As The National Immigration Law Center, a nonprofit advancing rights for low-income immigrants, explains, the president has plenary authority to enforce immigration laws and manage agency priorities. As chief executive, he may prioritize resources to meet policy goals, and set the prosecutorial direction of agents on the ground — that is, he may identify which classes of illegal immigrants should be investigated, arrested, and prosecuted.
Accordingly, here are campaign pledges Trump could implement on his own authority to reform the Obama administration’s immigration regime.
Repealing the DACA Order
A U.S. Department of Homeland Security directive issued in 2014 expanded a program that allowed individuals who immigrated illegally to the United States as children to obtain work permits and renewable two-year deferrals from deportation. The 2014 directive expanded this program, allowing the parents of such individuals to obtain work permits. It also increased the deferral period from two years to three.
The president could simply issue an order requiring the Department of Homeland Security to rescind this directive. Even the work permits obtained by individuals using this program could be revoked, and no judicial review mechanism exists for such individuals to appeal the decision. (RELATED: Major Obama Lawsuits Are Probably Done Under Trump)
The Refugee Act of 1980 gives the president sole authority to set standards for admission of refugees, including the overall number of refugees admitted into the country.
8 U.S.C. § 1157(b) reads:
If the President determines, after appropriate consultation, that (1) an unforeseen emergency refugee situation exists, (2) the admission of certain refugees in response to the emergency refugee situation is justified by grave humanitarian concerns or is otherwise in the national interest, and (3) the admission to the United States of these refugees cannot be accomplished under [the usual refugee provisions], the President may fix a number of refugees to be admitted to the United States during the succeeding period (not to exceed twelve months) in response to the emergency refugee situation.
Trump could fix the number of refugees at zero, or could simply determine that an emergency refugee situation does not exist, therefore ending the matter.
Ban on Islamic immigration
Trump has since modified his infamous proposal to temporarily ban Muslims from immigrating to the United States — he now says he supports temporarily halting immigration from countries with high instances of violence by religious extremists.
The Immigration and Nationality Act gives the president sweeping authority to ban certain classes of immigrants from entering the United States, should he determine such a ban is in the national interest.
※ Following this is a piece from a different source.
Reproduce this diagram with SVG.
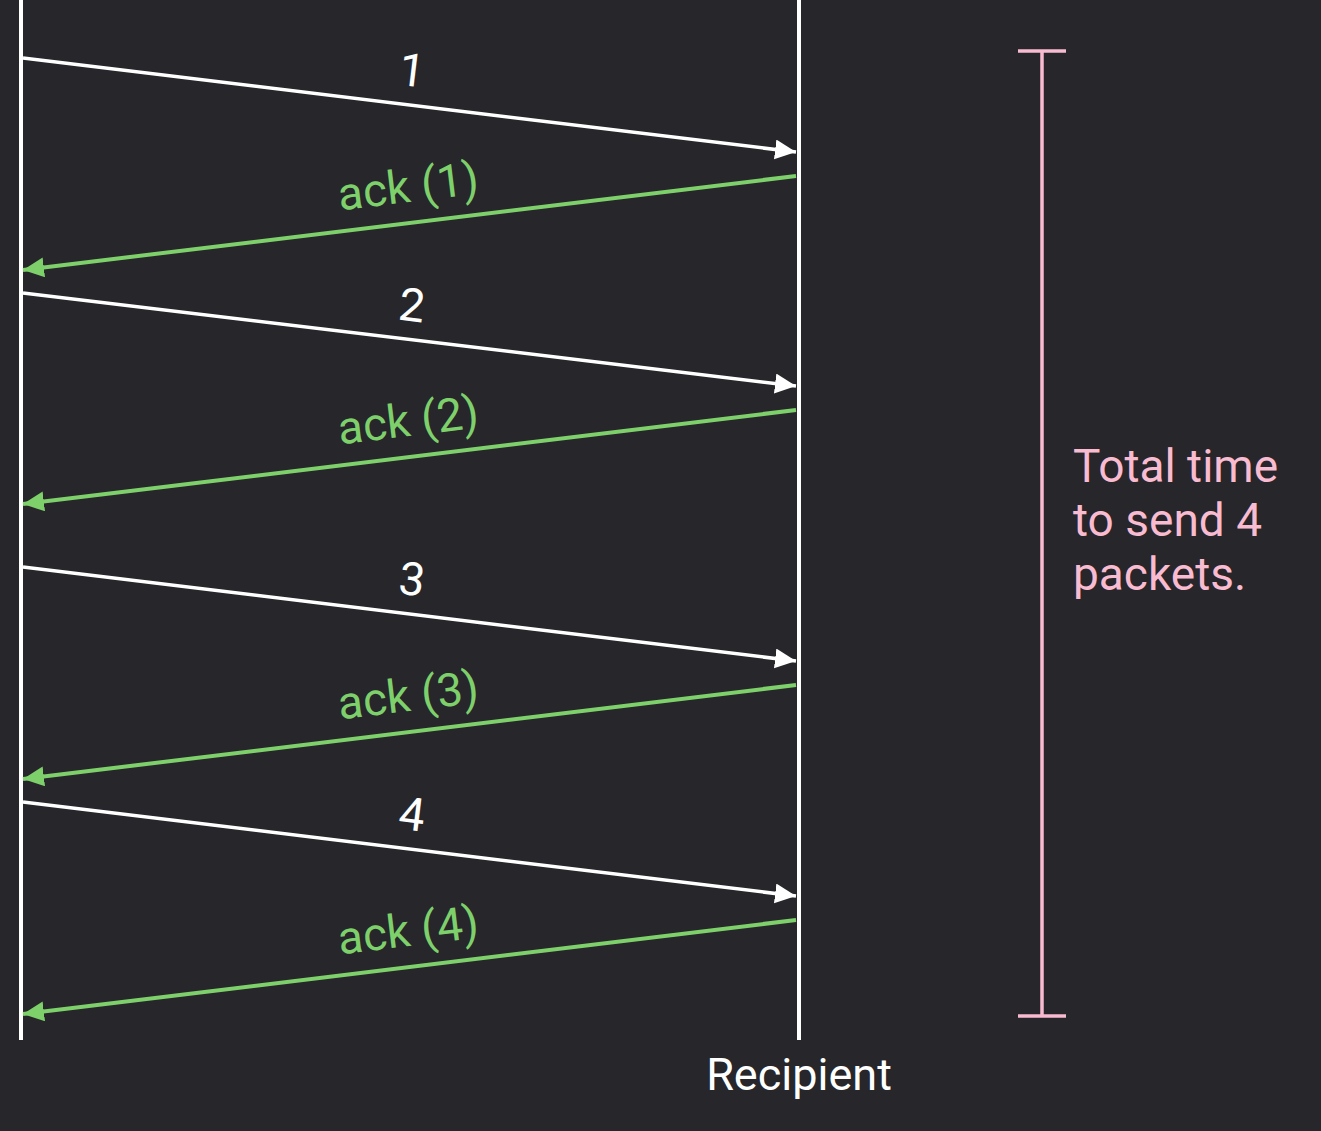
<svg xmlns="http://www.w3.org/2000/svg" width="1321" height="1131" viewBox="0 0 1321 1131">
<style>
text{font-family:Roboto,"Liberation Sans",sans-serif}
.lbl{font-size:46px;text-anchor:middle}
.rc{font-size:45px;text-anchor:middle}
.w{fill:#ffffff}
.g{fill:#7ed06b}
.p{fill:#f8bbd0;font-size:46px}
.life{stroke:#ffffff;stroke-width:4}
.pk{stroke:#ffffff;stroke-width:3.5;fill:none;marker-end:url(#aw)}
.ak{stroke:#7ed06b;stroke-width:4;fill:none;marker-end:url(#ag)}
.br{stroke:#f8bbd0;stroke-width:3.5;fill:none}
</style>
<defs>
<marker id="aw" markerUnits="userSpaceOnUse" markerWidth="24" markerHeight="22" refX="21" refY="10" orient="auto"><path d="M0,0 L21,10 L0,20 Z" fill="#ffffff"/></marker>
<marker id="ag" markerUnits="userSpaceOnUse" markerWidth="24" markerHeight="22" refX="21" refY="10" orient="auto"><path d="M0,0 L21,10 L0,20 Z" fill="#7ed06b"/></marker>
</defs>
<rect width="1321" height="1131" fill="#26262b"/>
<g id="sender"><line class="life" x1="21" y1="0" x2="21" y2="1040"/></g>
<g id="recipient"><line class="life" x1="799" y1="0" x2="799" y2="1040"/><text class="rc w" x="799" y="1090">Recipient</text></g>
<g id="connectors">
<line class="pk" x1="23" y1="58" x2="796" y2="152"/>
<line class="ak" x1="796" y1="176" x2="23" y2="270"/>
<line class="pk" x1="23" y1="293" x2="796" y2="386"/>
<line class="ak" x1="796" y1="410" x2="23" y2="504"/>
<line class="pk" x1="23" y1="567" x2="796" y2="661"/>
<line class="ak" x1="796" y1="685" x2="23" y2="779"/>
<line class="pk" x1="23" y1="802" x2="796" y2="896"/>
<line class="ak" x1="796" y1="920" x2="23" y2="1014"/>
</g>
<g id="labels">
<text class="lbl w" x="410" y="86" transform="rotate(6.9 410 86)">1</text>
<text class="lbl g" x="410" y="202" transform="rotate(-6.9 410 202)">ack (1)</text>
<text class="lbl w" x="410" y="321" transform="rotate(6.9 410 321)">2</text>
<text class="lbl g" x="410" y="436" transform="rotate(-6.9 410 436)">ack (2)</text>
<text class="lbl w" x="410" y="595" transform="rotate(6.9 410 595)">3</text>
<text class="lbl g" x="410" y="711" transform="rotate(-6.9 410 711)">ack (3)</text>
<text class="lbl w" x="410" y="830" transform="rotate(6.9 410 830)">4</text>
<text class="lbl g" x="410" y="946" transform="rotate(-6.9 410 946)">ack (4)</text>
</g>
<g id="total-time">
<line class="br" x1="1042" y1="51" x2="1042" y2="1016"/>
<line class="br" x1="1018" y1="51" x2="1066" y2="51"/>
<line class="br" x1="1018" y1="1016" x2="1066" y2="1016"/>
<text class="p" x="1073" y="482">Total time</text>
<text class="p" x="1073" y="536">to send 4</text>
<text class="p" x="1073" y="590">packets.</text>
</g>
</svg>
Though it appears increasingly unlikely he will move forward with a ban on Islamic immigration because of the attending legal quandaries, his position may be on firmer legal footing than it appears. The plenary power doctrine, which still persists in the nation’s caselaw despite steady scholarly criticism, holds, among other things, that many constitutional protections do not apply in the immigration area. For example, the U.S. Supreme Court has previously approved a ban on Marxists from entering the country, despite First Amendment caselaw banning viewpoint discrimination.
As University of Chicago Law School professor Eric Posner explains, this assumes that the federal courts would follow their own precedent were a ban specific to a particular religion promulgated by Trump. It is equally possible that the courts could overturn these doctrines and announce a new set of rules.
The question of religious tests aside, Trump would have a much easier time halting immigration from conflict areas, independent of the question of faith.